Com esse pensamento foi tomada por uma vontade insana de rir, rir até chorar, finalmente, não pela dor, mas como uma conseqüência do riso.
Riso ao imaginar o que aconteceria se pudessem escutar seus pensamentos naquele exato momento. Conseguiu imaginar, como se já estivesse acontecendo, os olhares furtivos, sinais mal dissimulados, que traduziam a aflição, o não saber o que dizer
Uma onda de gratidão e afeto atingiu-a ao perceber o quanto estava sendo difícil para as duas amigas, mas não conseguia evitar. Não queria falar, chorar. Sentia-se estranhamente calma diante do estranho vazio em seu peito.
Agora tomava consciência de que sabia que a distância havia chegado há muito tempo levando-os para a solidão que, até aquele momento, parecia eterna.
Até o instante do desfecho triste e silencioso, mais triste pelo pesado silêncio do que pela partida; o que surgira como insuportável sofrimento era, na verdade, a libertação.
Não mais olhar nos olhos de quem há muito estava distante; não mais responder a perguntas que sequer queria ouvir e, finalmente, poder olhar os próprios olhos e reconhecer-se, finalmente reencontrar-se.
Lembrava com estranheza, agora, sua certeza até horas atrás de que não haveria consolo, terra firme, porto seguro quando o sofrimento e a dor tomariam conta de cada mínima partícula de seu corpo, de cada pedaço de seu mundo, daquilo que um dia fora sua vida.
Ficara aterrorizada pelo fantasma da dor e agora a sua ausência era tão natural quanto bem vinda.

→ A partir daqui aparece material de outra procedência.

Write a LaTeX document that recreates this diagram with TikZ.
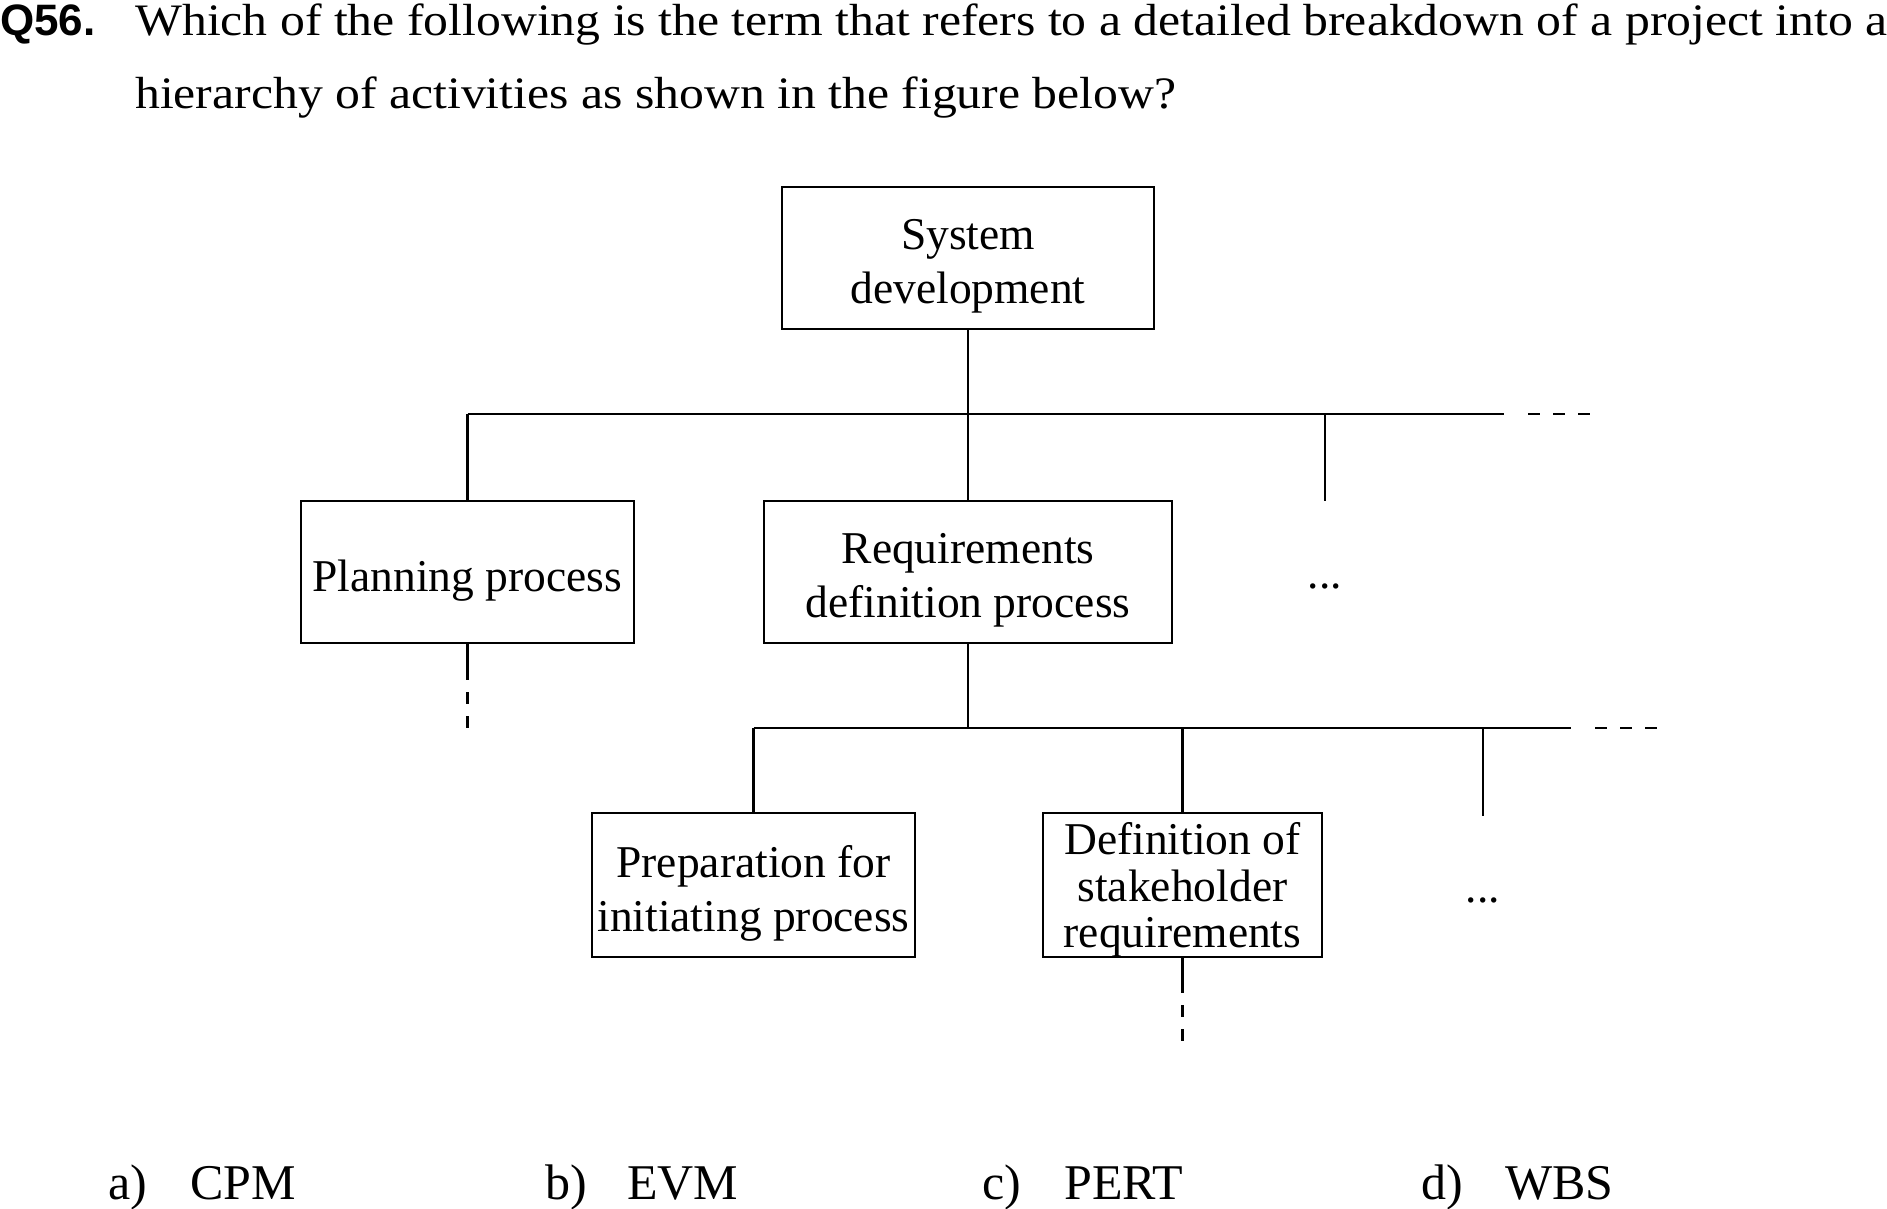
\documentclass[tikz,border=0pt]{standalone}
\usepackage{fontspec}
\setmainfont{Liberation Serif}
\newfontfamily\qsans{Liberation Sans}
\newfontfamily\qwide[FakeStretch=1.105]{Liberation Serif}
\newcommand\bigfnt{\fontsize{45.5pt}{54pt}\selectfont}
\begin{document}
\begin{tikzpicture}[x=1pt,y=-1pt,
  wbox/.style={draw, line width=2.5pt, inner sep=0pt},
  btxt/.style={inner sep=0pt, align=center, font=\bigfnt},
  conn/.style={line width=2.5pt},
  dashend/.style={line width=2.5pt, dash pattern=on 12pt off 12pt, dash phase=12pt},
  qtxt/.style={inner sep=0pt, anchor=base west, font={\qwide\fontsize{45pt}{54pt}\selectfont}},
  atxt/.style={inner sep=0pt, anchor=base west, font={\fontsize{50pt}{60pt}\selectfont}}]
\useasboundingbox (0,0) rectangle (1887,1209);
% question
\node[inner sep=0pt, anchor=base west, font={\qsans\bfseries\fontsize{44pt}{54pt}\selectfont}] (qn) at (0,36) {Q56.};
\node[qtxt] (q1) at (135,36) {Which of the following is the term that refers to a detailed breakdown of a project into a};
\node[qtxt] (q2) at (135,109) {hierarchy of activities as shown in the figure below?};
% boxes
\node[wbox, minimum width=372pt, minimum height=142pt] (top) at (968,258) {};
\node[btxt] (topT) at (968,266) {System\\development};
\node[wbox, minimum width=333pt, minimum height=142pt] (plan) at (467.5,572) {};
\node[btxt] (planT) at (467.5,581) {Planning process};
\node[wbox, minimum width=408pt, minimum height=142pt] (req) at (968,572) {};
\node[btxt] (reqT) at (968,580) {Requirements\\definition process};
\node[wbox, minimum width=323pt, minimum height=144pt] (prep) at (753.5,885) {};
\node[btxt] (prepT) at (753.5,893) {Preparation for\\initiating process};
\node[wbox, minimum width=279pt, minimum height=144pt] (def) at (1182.5,885) {};
\node[btxt, font={\fontsize{45.5pt}{46.5pt}\selectfont}] (defT) at (1182.5,890) {Definition of\\stakeholder\\requirements};
\node[inner sep=0pt, anchor=base, font=\bigfnt] (dots1) at (1325,588) {...};
\node[inner sep=0pt, anchor=base, font=\bigfnt] (dots2) at (1483,902) {...};
% level 1 bus
\coordinate (bus1) at (968,414);
\coordinate (bus1end) at (1504,414);
\coordinate (bus1dash) at (1528,414);
\coordinate (bus1tip) at (1592,414);
\coordinate (drop1) at (1325,501);
\draw[conn] (top) -- (req);
\draw[conn] (plan.north |- bus1) -- (bus1end);
\draw[conn] (plan.north |- bus1) -- (plan.north);
\draw[conn] (drop1 |- bus1) -- (drop1);
\draw[line width=2.5pt, dash pattern=on 12pt off 13pt] (bus1dash) -- (bus1tip);
% planning continuation
\coordinate (pl1) at (467.5,680);
\coordinate (pl2) at (467.5,728);
\draw[conn] (plan) -- (pl1);
\draw[dashend] (pl1) -- (pl2);
% level 2 bus
\coordinate (bus2) at (968,728);
\coordinate (bus2end) at (1571,728);
\coordinate (bus2dash) at (1595,728);
\coordinate (bus2tip) at (1659,728);
\coordinate (drop2) at (1483,816);
\draw[conn] (req) -- (bus2);
\draw[conn] (prep.north |- bus2) -- (bus2end);
\draw[conn] (prep.north |- bus2) -- (prep.north);
\draw[conn] (def.north |- bus2) -- (def.north);
\draw[conn] (drop2 |- bus2) -- (drop2);
\draw[line width=2.5pt, dash pattern=on 12pt off 13pt] (bus2dash) -- (bus2tip);
% definition continuation
\coordinate (df1) at (1182.5,993);
\coordinate (df2) at (1182.5,1042);
\draw[conn] (def) -- (df1);
\draw[dashend] (df1) -- (df2);
% answers
\node[atxt] (aa) at (108,1199) {a)};
\node[atxt] (at) at (190,1199) {CPM};
\node[atxt] (ba) at (545,1199) {b)};
\node[atxt] (bt) at (627,1199) {EVM};
\node[atxt] (ca) at (982,1199) {c)};
\node[atxt] (ct) at (1064,1199) {PERT};
\node[atxt] (da) at (1421,1199) {d)};
\node[atxt] (dt) at (1505,1199) {WBS};
\end{tikzpicture}
\end{document}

Olhou finalmente para as amigas pensando numa maneira de explicar. Poderia começar dizendo que não teve o conto de fadas que sempre quis, mas, também não teve a bruxa que, na maioria deles, também existe.
Que estava quase feliz, pois se não teve o conto de fadas também não foi obrigada a encarar a bruxa e não corria mais o risco de que a amargura a transformasse em uma.
Elas entenderiam, disso tinha certeza.